• [Requirement]:
Tell how many lines carry the word "this"; the reply is the number and nothing else.

• [Supplied records]:
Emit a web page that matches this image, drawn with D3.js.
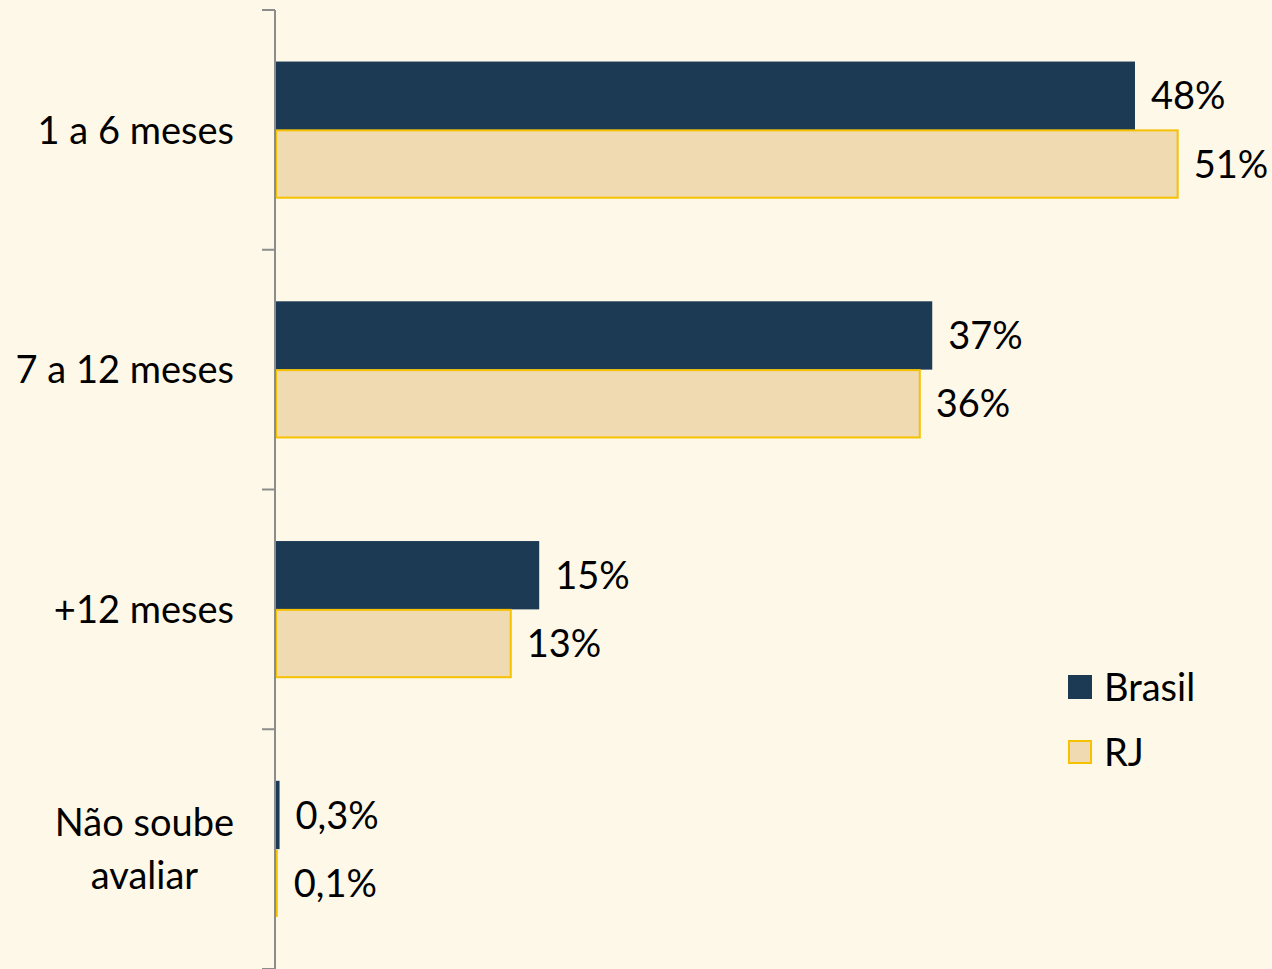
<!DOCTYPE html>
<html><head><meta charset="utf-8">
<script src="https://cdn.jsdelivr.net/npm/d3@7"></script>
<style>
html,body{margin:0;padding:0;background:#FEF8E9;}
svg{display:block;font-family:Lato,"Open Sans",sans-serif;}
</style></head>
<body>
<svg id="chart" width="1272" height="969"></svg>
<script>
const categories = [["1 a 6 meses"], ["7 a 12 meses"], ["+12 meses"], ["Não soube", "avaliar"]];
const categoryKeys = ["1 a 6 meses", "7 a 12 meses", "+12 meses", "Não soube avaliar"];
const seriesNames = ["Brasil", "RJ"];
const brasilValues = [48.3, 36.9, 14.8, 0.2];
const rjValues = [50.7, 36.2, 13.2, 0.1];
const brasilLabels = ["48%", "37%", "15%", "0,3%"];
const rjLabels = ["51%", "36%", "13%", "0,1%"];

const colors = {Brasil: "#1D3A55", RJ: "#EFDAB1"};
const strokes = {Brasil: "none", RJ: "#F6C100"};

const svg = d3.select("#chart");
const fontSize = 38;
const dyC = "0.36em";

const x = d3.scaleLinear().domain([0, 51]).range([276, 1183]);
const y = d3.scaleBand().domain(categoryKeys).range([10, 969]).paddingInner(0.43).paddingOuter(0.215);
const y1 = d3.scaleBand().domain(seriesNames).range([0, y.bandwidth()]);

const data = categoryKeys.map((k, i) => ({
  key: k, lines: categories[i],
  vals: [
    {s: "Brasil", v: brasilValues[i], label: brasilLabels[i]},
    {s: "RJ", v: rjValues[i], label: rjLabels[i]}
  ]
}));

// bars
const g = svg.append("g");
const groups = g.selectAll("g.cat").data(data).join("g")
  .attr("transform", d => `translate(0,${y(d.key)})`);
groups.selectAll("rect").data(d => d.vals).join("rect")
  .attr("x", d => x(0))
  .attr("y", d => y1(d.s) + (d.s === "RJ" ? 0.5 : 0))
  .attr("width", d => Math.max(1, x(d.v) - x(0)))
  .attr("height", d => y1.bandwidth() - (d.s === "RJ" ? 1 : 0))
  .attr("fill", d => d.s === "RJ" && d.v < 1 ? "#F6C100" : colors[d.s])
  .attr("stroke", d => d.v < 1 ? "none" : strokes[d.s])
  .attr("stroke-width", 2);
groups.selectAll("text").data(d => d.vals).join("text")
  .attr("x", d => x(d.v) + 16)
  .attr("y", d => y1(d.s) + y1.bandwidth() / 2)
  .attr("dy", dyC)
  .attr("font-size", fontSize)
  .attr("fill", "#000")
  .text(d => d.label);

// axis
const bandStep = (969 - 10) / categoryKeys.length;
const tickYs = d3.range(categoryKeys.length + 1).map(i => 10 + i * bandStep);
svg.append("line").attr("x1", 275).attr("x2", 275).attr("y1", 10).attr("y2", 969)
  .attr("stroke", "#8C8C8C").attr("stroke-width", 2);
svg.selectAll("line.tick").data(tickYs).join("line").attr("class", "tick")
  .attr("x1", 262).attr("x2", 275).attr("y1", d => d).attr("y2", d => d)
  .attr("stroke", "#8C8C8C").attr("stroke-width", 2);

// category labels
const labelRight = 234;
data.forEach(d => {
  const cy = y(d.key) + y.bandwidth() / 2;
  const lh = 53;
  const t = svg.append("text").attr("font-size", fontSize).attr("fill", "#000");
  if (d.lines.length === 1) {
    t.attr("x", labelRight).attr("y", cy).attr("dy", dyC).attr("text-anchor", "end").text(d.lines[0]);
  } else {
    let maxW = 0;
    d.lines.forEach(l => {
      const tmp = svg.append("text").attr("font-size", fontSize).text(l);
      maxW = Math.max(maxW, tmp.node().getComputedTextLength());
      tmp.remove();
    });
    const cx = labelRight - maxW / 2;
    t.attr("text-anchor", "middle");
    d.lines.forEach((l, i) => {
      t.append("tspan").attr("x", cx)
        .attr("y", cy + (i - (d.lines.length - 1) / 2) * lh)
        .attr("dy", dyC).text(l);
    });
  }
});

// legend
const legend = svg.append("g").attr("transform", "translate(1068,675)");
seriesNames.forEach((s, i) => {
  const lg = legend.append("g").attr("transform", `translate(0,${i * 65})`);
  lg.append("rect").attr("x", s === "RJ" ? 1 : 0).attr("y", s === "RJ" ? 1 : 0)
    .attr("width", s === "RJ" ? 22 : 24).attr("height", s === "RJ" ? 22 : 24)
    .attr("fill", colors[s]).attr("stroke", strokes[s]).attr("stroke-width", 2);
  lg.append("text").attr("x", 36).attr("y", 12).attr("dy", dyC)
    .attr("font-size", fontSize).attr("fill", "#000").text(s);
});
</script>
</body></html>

==

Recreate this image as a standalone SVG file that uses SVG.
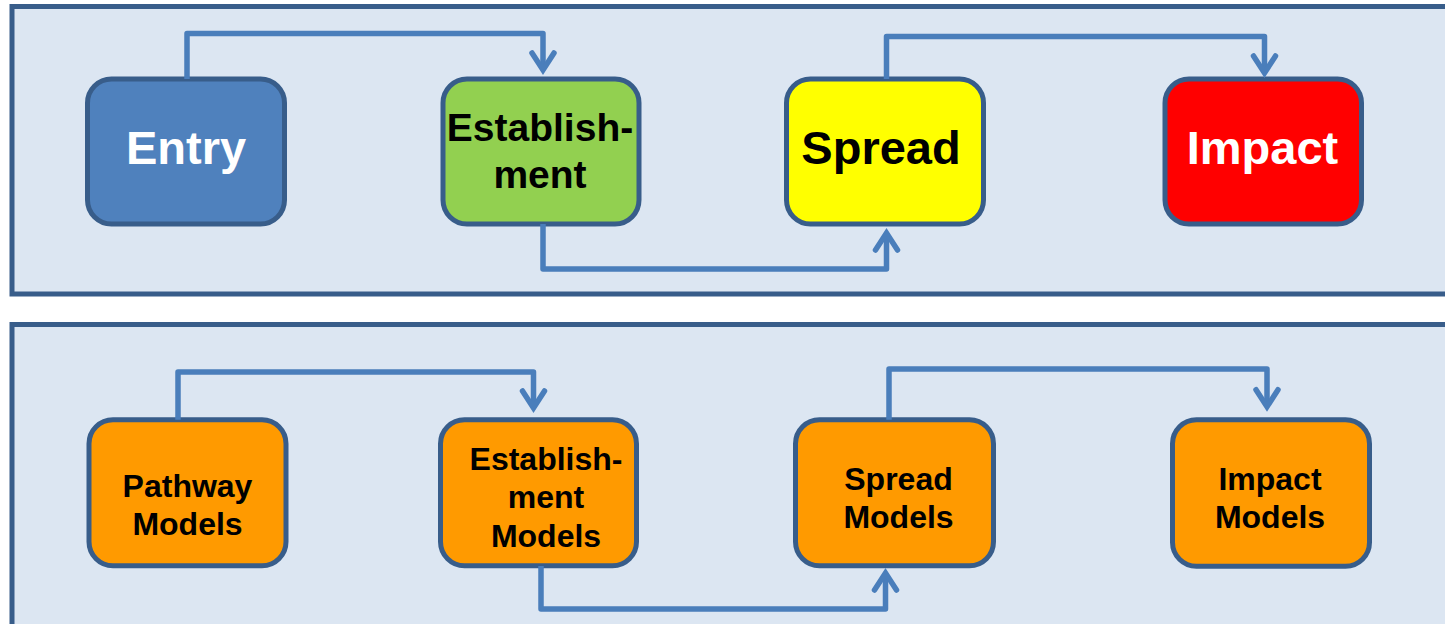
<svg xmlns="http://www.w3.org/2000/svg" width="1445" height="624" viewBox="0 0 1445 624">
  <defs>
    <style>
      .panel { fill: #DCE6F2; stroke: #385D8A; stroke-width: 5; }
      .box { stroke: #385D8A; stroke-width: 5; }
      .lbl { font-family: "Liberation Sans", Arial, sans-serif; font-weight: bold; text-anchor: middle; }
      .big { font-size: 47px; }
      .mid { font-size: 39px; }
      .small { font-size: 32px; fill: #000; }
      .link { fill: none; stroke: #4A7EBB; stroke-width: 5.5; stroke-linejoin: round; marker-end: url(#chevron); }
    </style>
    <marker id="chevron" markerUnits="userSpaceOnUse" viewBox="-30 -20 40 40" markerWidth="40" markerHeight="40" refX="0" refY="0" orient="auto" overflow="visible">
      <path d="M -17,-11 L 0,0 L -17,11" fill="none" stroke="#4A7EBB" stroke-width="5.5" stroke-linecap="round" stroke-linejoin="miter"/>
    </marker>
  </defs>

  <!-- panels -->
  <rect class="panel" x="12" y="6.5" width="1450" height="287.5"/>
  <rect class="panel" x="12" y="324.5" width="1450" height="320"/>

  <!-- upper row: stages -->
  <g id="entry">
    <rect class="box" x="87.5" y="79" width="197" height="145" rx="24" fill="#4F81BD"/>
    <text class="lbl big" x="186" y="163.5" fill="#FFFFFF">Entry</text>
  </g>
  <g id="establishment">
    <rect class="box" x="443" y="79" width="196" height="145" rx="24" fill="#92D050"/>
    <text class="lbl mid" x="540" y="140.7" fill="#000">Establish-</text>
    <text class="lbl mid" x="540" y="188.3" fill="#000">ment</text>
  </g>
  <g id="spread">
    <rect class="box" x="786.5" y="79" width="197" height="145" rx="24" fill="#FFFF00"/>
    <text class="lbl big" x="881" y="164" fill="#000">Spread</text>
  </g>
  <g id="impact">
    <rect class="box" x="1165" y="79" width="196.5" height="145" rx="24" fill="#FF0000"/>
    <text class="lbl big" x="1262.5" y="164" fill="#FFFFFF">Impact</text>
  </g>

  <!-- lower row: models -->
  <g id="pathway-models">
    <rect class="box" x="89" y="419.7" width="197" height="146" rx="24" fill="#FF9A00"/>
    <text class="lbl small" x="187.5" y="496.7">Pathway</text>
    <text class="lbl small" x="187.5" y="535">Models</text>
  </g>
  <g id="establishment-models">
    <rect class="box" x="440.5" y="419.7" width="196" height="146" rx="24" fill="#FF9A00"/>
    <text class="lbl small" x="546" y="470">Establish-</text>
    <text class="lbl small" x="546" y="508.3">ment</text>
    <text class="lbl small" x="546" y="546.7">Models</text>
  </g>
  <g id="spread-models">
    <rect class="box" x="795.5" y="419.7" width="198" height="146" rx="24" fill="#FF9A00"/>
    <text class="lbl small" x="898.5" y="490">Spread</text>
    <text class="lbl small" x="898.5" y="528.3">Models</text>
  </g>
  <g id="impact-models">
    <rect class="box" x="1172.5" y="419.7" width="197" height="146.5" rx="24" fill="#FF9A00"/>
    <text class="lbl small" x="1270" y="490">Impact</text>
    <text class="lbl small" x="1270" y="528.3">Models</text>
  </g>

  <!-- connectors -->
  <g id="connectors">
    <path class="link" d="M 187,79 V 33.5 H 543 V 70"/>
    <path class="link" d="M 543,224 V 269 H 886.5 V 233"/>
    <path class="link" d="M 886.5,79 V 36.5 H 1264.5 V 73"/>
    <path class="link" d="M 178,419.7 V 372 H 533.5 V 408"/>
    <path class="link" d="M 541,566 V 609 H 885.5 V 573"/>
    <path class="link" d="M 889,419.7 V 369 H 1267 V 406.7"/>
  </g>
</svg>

• [Final answer]:
2